---- DATA PROVIDED

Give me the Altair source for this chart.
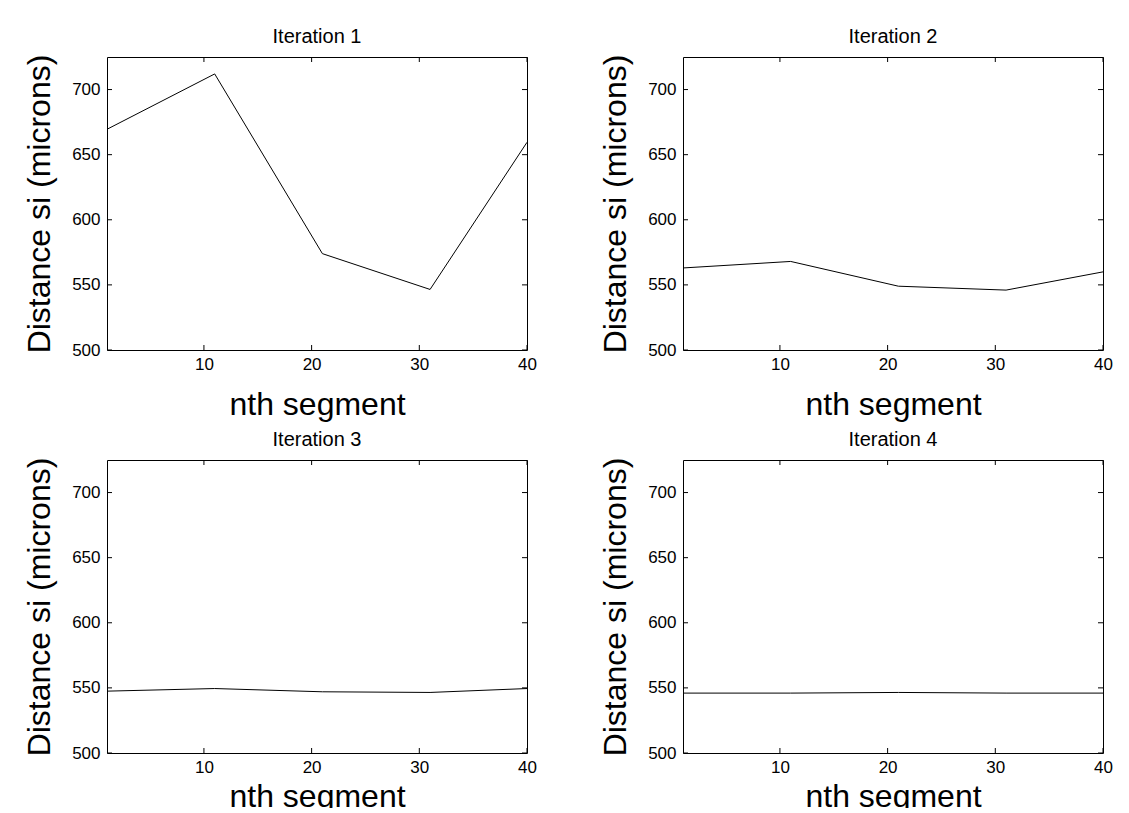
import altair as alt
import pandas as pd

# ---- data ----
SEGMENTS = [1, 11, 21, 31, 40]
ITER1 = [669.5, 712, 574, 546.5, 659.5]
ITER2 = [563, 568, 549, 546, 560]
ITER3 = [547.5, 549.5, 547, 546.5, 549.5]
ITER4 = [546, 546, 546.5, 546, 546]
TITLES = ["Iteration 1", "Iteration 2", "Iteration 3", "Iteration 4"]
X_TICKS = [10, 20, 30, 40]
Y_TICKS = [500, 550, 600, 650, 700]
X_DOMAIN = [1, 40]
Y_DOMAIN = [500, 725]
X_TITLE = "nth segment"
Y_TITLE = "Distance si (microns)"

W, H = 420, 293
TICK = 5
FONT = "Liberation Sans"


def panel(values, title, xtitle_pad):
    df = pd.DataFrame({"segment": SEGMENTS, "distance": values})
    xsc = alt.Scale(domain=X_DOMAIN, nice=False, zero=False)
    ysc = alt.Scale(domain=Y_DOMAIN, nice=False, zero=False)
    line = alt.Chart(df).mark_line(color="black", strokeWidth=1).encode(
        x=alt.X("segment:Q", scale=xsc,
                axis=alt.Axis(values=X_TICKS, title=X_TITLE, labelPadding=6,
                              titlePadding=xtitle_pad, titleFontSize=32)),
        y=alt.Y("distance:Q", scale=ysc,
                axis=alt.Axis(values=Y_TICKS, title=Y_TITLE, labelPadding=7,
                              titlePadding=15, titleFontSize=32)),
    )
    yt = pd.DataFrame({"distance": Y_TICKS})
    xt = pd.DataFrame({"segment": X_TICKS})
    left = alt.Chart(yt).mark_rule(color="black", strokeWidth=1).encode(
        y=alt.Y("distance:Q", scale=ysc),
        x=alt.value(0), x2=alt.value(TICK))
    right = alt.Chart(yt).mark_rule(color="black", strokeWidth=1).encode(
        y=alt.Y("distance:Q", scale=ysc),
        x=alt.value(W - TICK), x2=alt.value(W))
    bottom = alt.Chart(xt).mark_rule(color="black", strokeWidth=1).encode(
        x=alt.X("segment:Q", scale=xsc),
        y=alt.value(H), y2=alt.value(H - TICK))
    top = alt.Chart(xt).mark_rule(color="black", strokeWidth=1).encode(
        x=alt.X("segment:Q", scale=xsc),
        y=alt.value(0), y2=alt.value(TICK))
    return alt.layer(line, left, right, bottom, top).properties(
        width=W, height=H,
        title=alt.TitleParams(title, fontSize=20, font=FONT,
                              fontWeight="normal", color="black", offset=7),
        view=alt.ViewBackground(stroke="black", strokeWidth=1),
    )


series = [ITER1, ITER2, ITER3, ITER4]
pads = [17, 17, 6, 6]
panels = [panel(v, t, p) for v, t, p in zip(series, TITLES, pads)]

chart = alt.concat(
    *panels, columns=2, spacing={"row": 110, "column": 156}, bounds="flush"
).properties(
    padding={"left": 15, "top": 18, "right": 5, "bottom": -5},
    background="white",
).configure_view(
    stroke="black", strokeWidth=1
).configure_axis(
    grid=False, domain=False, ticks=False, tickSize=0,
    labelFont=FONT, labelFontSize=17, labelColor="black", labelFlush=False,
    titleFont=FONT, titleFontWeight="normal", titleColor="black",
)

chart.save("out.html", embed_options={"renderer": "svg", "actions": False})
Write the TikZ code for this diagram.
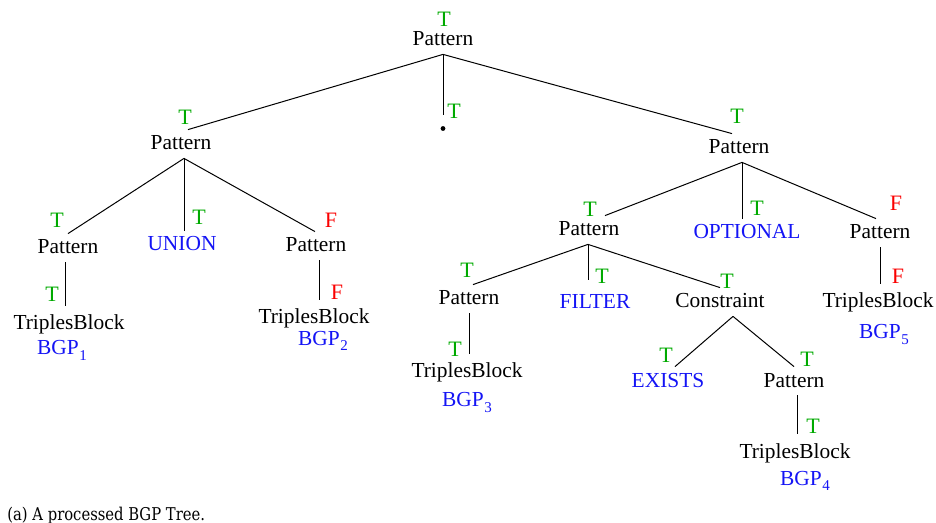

--------

### [SHORT PROBLEM]
All lines from the start of the entries above through the line containing "import pandas as pd" are to be given again exactly; the pictures are not.

### [ANSWER FOR THIS EXERCISE]
Give me the Altair source for this chart.
import altair as alt
import pandas as pd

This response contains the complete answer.